━━━ Collected data ━━━

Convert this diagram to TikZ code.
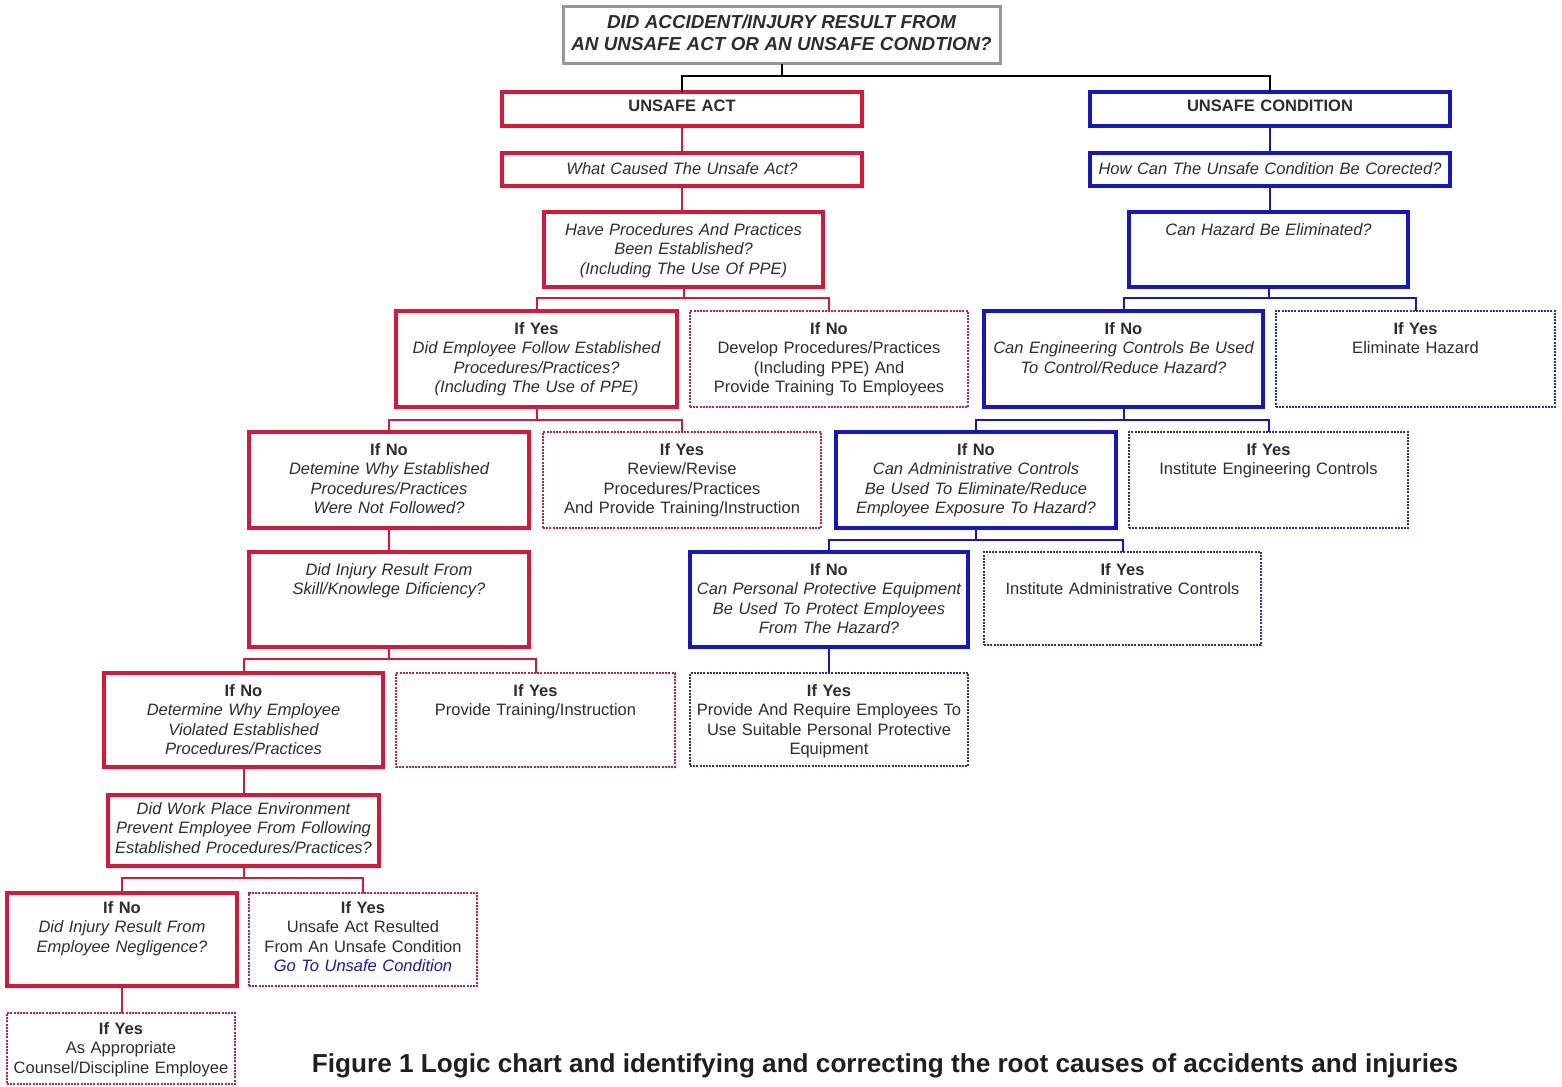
\documentclass[tikz,border=0pt]{standalone}
\usepackage{fontspec}
\setmainfont{Liberation Sans}
\usepackage{graphicx}
\definecolor{redS}{RGB}{218,22,58}
\definecolor{redD}{RGB}{196,30,72}
\definecolor{blueS}{RGB}{22,22,196}
\definecolor{blueD}{RGB}{44,44,168}
\definecolor{grayB}{RGB}{150,150,150}
\definecolor{txtc}{RGB}{45,45,45}
\tikzset{
  txt/.style={inner sep=0pt, align=center, text=txtc, font=\fontsize{16.5}{19.5}\selectfont},
  solidR/.style={draw=redS, line width=3.5pt},
  dotR/.style={draw=redD, line width=2.6pt, dash pattern=on 2pt off 1.2pt},
  solidB/.style={draw=blueS, line width=3.5pt},
  dotB/.style={draw=blueD, line width=2.6pt, dash pattern=on 2pt off 1.2pt},
  titlebox/.style={draw=grayB, line width=3pt},
  conR/.style={draw=redS, line width=2pt},
  conB/.style={draw=blueS, line width=2pt},
  conK/.style={draw=black, line width=2pt},
}
\newcommand{\mybox}[8][11]{%
  \pgfmathsetmacro\myBW{#6-#4}%
  \pgfmathsetmacro\myBH{#7-#5}%
  \pgfmathsetmacro\myTW{#6-#4+80}%
  \node[#3, minimum width=\myBW pt, minimum height=\myBH pt, anchor=north west, inner sep=0pt, outer sep=0pt] (#2) at (#4,#5) {};
  \node[txt, text width=\myTW pt, anchor=north] (#2-t) at ([yshift=-#1pt]#2.north) {#8};
}
\begin{document}
\begin{tikzpicture}[x=1pt,y=-1pt]
\useasboundingbox[fill=white] (0,0) rectangle (1562,1086);
% title
\mybox[8]{T}{titlebox}{563}{7}{1000}{64}{\fontsize{18.8}{19.5}\selectfont\bfseries\itshape DID ACCIDENT/INJURY RESULT FROM\\[2.5pt]AN UNSAFE ACT OR AN UNSAFE CONDTION?}
% unsafe act side
\mybox[8]{UA}{solidR}{502}{92}{862}{126}{\bfseries UNSAFE ACT}
\mybox[9]{UA2}{solidR}{502}{153}{862}{186}{\itshape What Caused The Unsafe Act?}
\mybox{UA3}{solidR}{544}{212}{823}{287}{\itshape Have Procedures And Practices\\Been Established?\\(Including The Use Of PPE)}
\mybox{UA4}{solidR}{396}{311}{677}{407}{\textbf{If Yes}\\\itshape Did Employee Follow Established\\Procedures/Practices?\\(Including The Use of PPE)}
\mybox{UA4b}{dotR}{690}{311}{968}{407}{\textbf{If No}\\Develop Procedures/Practices\\(Including PPE) And\\Provide Training To Employees}
\mybox{UA5}{solidR}{249}{432}{529}{528}{\textbf{If No}\\\itshape Detemine Why Established\\Procedures/Practices\\Were Not Followed?}
\mybox{UA5b}{dotR}{543}{432}{821}{528}{\textbf{If Yes}\\Review/Revise\\Procedures/Practices\\And Provide Training/Instruction}
\mybox{UA6}{solidR}{249}{552}{529}{647}{\itshape Did Injury Result From\\Skill/Knowlege Dificiency?}
\mybox{UA7}{solidR}{104}{673}{383}{767}{\textbf{If No}\\\itshape Determine Why Employee\\Violated Established\\Procedures/Practices}
\mybox{UA7b}{dotR}{396}{673}{675}{767}{\textbf{If Yes}\\Provide Training/Instruction}
\mybox[7]{UA8}{solidR}{108}{795}{379}{866}{\itshape Did Work Place Environment\\Prevent Employee From Following\\Established Procedures/Practices?}
\mybox[8]{UA9}{solidR}{7}{893}{237}{986}{\textbf{If No}\\\itshape Did Injury Result From\\Employee Negligence?}
\mybox[8]{UA9b}{dotR}{249}{893}{477}{986}{\textbf{If Yes}\\Unsafe Act Resulted\\From An Unsafe Condition\\\textcolor{blueS}{\itshape Go To Unsafe Condition}}
\mybox[9]{UA10}{dotR}{7}{1013}{235}{1084}{\textbf{If Yes}\\As Appropriate\\Counsel/Discipline Employee}
% unsafe condition side
\mybox[8]{UC}{solidB}{1090}{92}{1450}{126}{\bfseries UNSAFE CONDITION}
\mybox[9]{UC2}{solidB}{1090}{153}{1450}{186}{\itshape How Can The Unsafe Condition Be Corected?}
\mybox{UC3}{solidB}{1129}{212}{1408}{287}{\itshape Can Hazard Be Eliminated?}
\mybox{UC4}{solidB}{984}{311}{1263}{407}{\textbf{If No}\\\itshape Can Engineering Controls Be Used\\To Control/Reduce Hazard?}
\mybox{UC4b}{dotB}{1276}{311}{1555}{407}{\textbf{If Yes}\\Eliminate Hazard}
\mybox{UC5}{solidB}{836}{432}{1116}{528}{\textbf{If No}\\\itshape Can Administrative Controls\\Be Used To Eliminate/Reduce\\Employee Exposure To Hazard?}
\mybox{UC5b}{dotB}{1129}{432}{1408}{528}{\textbf{If Yes}\\Institute Engineering Controls}
\mybox{UC6}{solidB}{690}{552}{968}{647}{\textbf{If No}\\\itshape Can Personal Protective Equipment\\Be Used To Protect Employees\\From The Hazard?}
\mybox{UC6b}{dotB}{984}{552}{1261}{645}{\textbf{If Yes}\\Institute Administrative Controls}
\mybox{UC7}{dotB}{690}{673}{968}{766}{\textbf{If Yes}\\Provide And Require Employees To\\Use Suitable Personal Protective\\Equipment}
% connectors
\draw[conK] (T.south) -- ++(0,12) coordinate (tb) -| (UA.north);
\draw[conK] (tb) -| (UC.north);
\draw[conR] (UA.south) -- (UA2.north);
\draw[conR] (UA2.south) -- (UA2.south |- UA3.north);
\draw[conR] (UA3.south) -- ++(0,11) coordinate (b3) -| (UA4.north);
\draw[conR] (b3) -| (UA4b.north);
\draw[conR] (UA4.south) -- ++(0,13) coordinate (b4) -| (UA5.north);
\draw[conR] (b4) -| (UA5b.north);
\draw[conR] (UA5.south) -- (UA6.north);
\draw[conR] (UA6.south) -- ++(0,12) coordinate (b6) -| (UA7.north);
\draw[conR] (b6) -| (UA7b.north);
\draw[conR] (UA7.south) -- (UA7.south |- UA8.north);
\draw[conR] (UA8.south) -- ++(0,12) coordinate (b8) -| (UA9.north);
\draw[conR] (b8) -| (UA9b.north);
\draw[conR] (UA9.south) -- (UA9.south |- UA10.north);
\draw[conB] (UC.south) -- (UC2.north);
\draw[conB] (UC2.south) -- (UC2.south |- UC3.north);
\draw[conB] (UC3.south) -- ++(0,11) coordinate (c3) -| (UC4.north);
\draw[conB] (c3) -| (UC4b.north);
\draw[conB] (UC4.south) -- ++(0,13) coordinate (c4) -| (UC5.north);
\draw[conB] (c4) -| (UC5b.north);
\draw[conB] (UC5.south) -- ++(0,12) coordinate (c5) -| (UC6.north);
\draw[conB] (c5) -| (UC6b.north);
\draw[conB] (UC6.south) -- (UC7.north);
% caption
\node[anchor=base, inner sep=0pt, text=black!88] (cap) at (885,1072) {\resizebox{1146pt}{\height}{\fontsize{26}{30}\selectfont\bfseries Figure 1 Logic chart and identifying and correcting the root causes of accidents and injuries}};
\end{tikzpicture}
\end{document}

━━━

Please write out all of the material above without changing a word, and omit any pictures.

Convert this diagram to TikZ code.
\documentclass[tikz,border=0pt]{standalone}
\usepackage{fontspec}
\setmainfont{Liberation Sans}
\usepackage{graphicx}
\definecolor{redS}{RGB}{218,22,58}
\definecolor{redD}{RGB}{196,30,72}
\definecolor{blueS}{RGB}{22,22,196}
\definecolor{blueD}{RGB}{44,44,168}
\definecolor{grayB}{RGB}{150,150,150}
\definecolor{txtc}{RGB}{45,45,45}
\tikzset{
  txt/.style={inner sep=0pt, align=center, text=txtc, font=\fontsize{16.5}{19.5}\selectfont},
  solidR/.style={draw=redS, line width=3.5pt},
  dotR/.style={draw=redD, line width=2.6pt, dash pattern=on 2pt off 1.2pt},
  solidB/.style={draw=blueS, line width=3.5pt},
  dotB/.style={draw=blueD, line width=2.6pt, dash pattern=on 2pt off 1.2pt},
  titlebox/.style={draw=grayB, line width=3pt},
  conR/.style={draw=redS, line width=2pt},
  conB/.style={draw=blueS, line width=2pt},
  conK/.style={draw=black, line width=2pt},
}
\newcommand{\mybox}[8][11]{%
  \pgfmathsetmacro\myBW{#6-#4}%
  \pgfmathsetmacro\myBH{#7-#5}%
  \pgfmathsetmacro\myTW{#6-#4+80}%
  \node[#3, minimum width=\myBW pt, minimum height=\myBH pt, anchor=north west, inner sep=0pt, outer sep=0pt] (#2) at (#4,#5) {};
  \node[txt, text width=\myTW pt, anchor=north] (#2-t) at ([yshift=-#1pt]#2.north) {#8};
}
\begin{document}
\begin{tikzpicture}[x=1pt,y=-1pt]
\useasboundingbox[fill=white] (0,0) rectangle (1562,1086);
% title
\mybox[8]{T}{titlebox}{563}{7}{1000}{64}{\fontsize{18.8}{19.5}\selectfont\bfseries\itshape DID ACCIDENT/INJURY RESULT FROM\\[2.5pt]AN UNSAFE ACT OR AN UNSAFE CONDTION?}
% unsafe act side
\mybox[8]{UA}{solidR}{502}{92}{862}{126}{\bfseries UNSAFE ACT}
\mybox[9]{UA2}{solidR}{502}{153}{862}{186}{\itshape What Caused The Unsafe Act?}
\mybox{UA3}{solidR}{544}{212}{823}{287}{\itshape Have Procedures And Practices\\Been Established?\\(Including The Use Of PPE)}
\mybox{UA4}{solidR}{396}{311}{677}{407}{\textbf{If Yes}\\\itshape Did Employee Follow Established\\Procedures/Practices?\\(Including The Use of PPE)}
\mybox{UA4b}{dotR}{690}{311}{968}{407}{\textbf{If No}\\Develop Procedures/Practices\\(Including PPE) And\\Provide Training To Employees}
\mybox{UA5}{solidR}{249}{432}{529}{528}{\textbf{If No}\\\itshape Detemine Why Established\\Procedures/Practices\\Were Not Followed?}
\mybox{UA5b}{dotR}{543}{432}{821}{528}{\textbf{If Yes}\\Review/Revise\\Procedures/Practices\\And Provide Training/Instruction}
\mybox{UA6}{solidR}{249}{552}{529}{647}{\itshape Did Injury Result From\\Skill/Knowlege Dificiency?}
\mybox{UA7}{solidR}{104}{673}{383}{767}{\textbf{If No}\\\itshape Determine Why Employee\\Violated Established\\Procedures/Practices}
\mybox{UA7b}{dotR}{396}{673}{675}{767}{\textbf{If Yes}\\Provide Training/Instruction}
\mybox[7]{UA8}{solidR}{108}{795}{379}{866}{\itshape Did Work Place Environment\\Prevent Employee From Following\\Established Procedures/Practices?}
\mybox[8]{UA9}{solidR}{7}{893}{237}{986}{\textbf{If No}\\\itshape Did Injury Result From\\Employee Negligence?}
\mybox[8]{UA9b}{dotR}{249}{893}{477}{986}{\textbf{If Yes}\\Unsafe Act Resulted\\From An Unsafe Condition\\\textcolor{blueS}{\itshape Go To Unsafe Condition}}
\mybox[9]{UA10}{dotR}{7}{1013}{235}{1084}{\textbf{If Yes}\\As Appropriate\\Counsel/Discipline Employee}
% unsafe condition side
\mybox[8]{UC}{solidB}{1090}{92}{1450}{126}{\bfseries UNSAFE CONDITION}
\mybox[9]{UC2}{solidB}{1090}{153}{1450}{186}{\itshape How Can The Unsafe Condition Be Corected?}
\mybox{UC3}{solidB}{1129}{212}{1408}{287}{\itshape Can Hazard Be Eliminated?}
\mybox{UC4}{solidB}{984}{311}{1263}{407}{\textbf{If No}\\\itshape Can Engineering Controls Be Used\\To Control/Reduce Hazard?}
\mybox{UC4b}{dotB}{1276}{311}{1555}{407}{\textbf{If Yes}\\Eliminate Hazard}
\mybox{UC5}{solidB}{836}{432}{1116}{528}{\textbf{If No}\\\itshape Can Administrative Controls\\Be Used To Eliminate/Reduce\\Employee Exposure To Hazard?}
\mybox{UC5b}{dotB}{1129}{432}{1408}{528}{\textbf{If Yes}\\Institute Engineering Controls}
\mybox{UC6}{solidB}{690}{552}{968}{647}{\textbf{If No}\\\itshape Can Personal Protective Equipment\\Be Used To Protect Employees\\From The Hazard?}
\mybox{UC6b}{dotB}{984}{552}{1261}{645}{\textbf{If Yes}\\Institute Administrative Controls}
\mybox{UC7}{dotB}{690}{673}{968}{766}{\textbf{If Yes}\\Provide And Require Employees To\\Use Suitable Personal Protective\\Equipment}
% connectors
\draw[conK] (T.south) -- ++(0,12) coordinate (tb) -| (UA.north);
\draw[conK] (tb) -| (UC.north);
\draw[conR] (UA.south) -- (UA2.north);
\draw[conR] (UA2.south) -- (UA2.south |- UA3.north);
\draw[conR] (UA3.south) -- ++(0,11) coordinate (b3) -| (UA4.north);
\draw[conR] (b3) -| (UA4b.north);
\draw[conR] (UA4.south) -- ++(0,13) coordinate (b4) -| (UA5.north);
\draw[conR] (b4) -| (UA5b.north);
\draw[conR] (UA5.south) -- (UA6.north);
\draw[conR] (UA6.south) -- ++(0,12) coordinate (b6) -| (UA7.north);
\draw[conR] (b6) -| (UA7b.north);
\draw[conR] (UA7.south) -- (UA7.south |- UA8.north);
\draw[conR] (UA8.south) -- ++(0,12) coordinate (b8) -| (UA9.north);
\draw[conR] (b8) -| (UA9b.north);
\draw[conR] (UA9.south) -- (UA9.south |- UA10.north);
\draw[conB] (UC.south) -- (UC2.north);
\draw[conB] (UC2.south) -- (UC2.south |- UC3.north);
\draw[conB] (UC3.south) -- ++(0,11) coordinate (c3) -| (UC4.north);
\draw[conB] (c3) -| (UC4b.north);
\draw[conB] (UC4.south) -- ++(0,13) coordinate (c4) -| (UC5.north);
\draw[conB] (c4) -| (UC5b.north);
\draw[conB] (UC5.south) -- ++(0,12) coordinate (c5) -| (UC6.north);
\draw[conB] (c5) -| (UC6b.north);
\draw[conB] (UC6.south) -- (UC7.north);
% caption
\node[anchor=base, inner sep=0pt, text=black!88] (cap) at (885,1072) {\resizebox{1146pt}{\height}{\fontsize{26}{30}\selectfont\bfseries Figure 1 Logic chart and identifying and correcting the root causes of accidents and injuries}};
\end{tikzpicture}
\end{document}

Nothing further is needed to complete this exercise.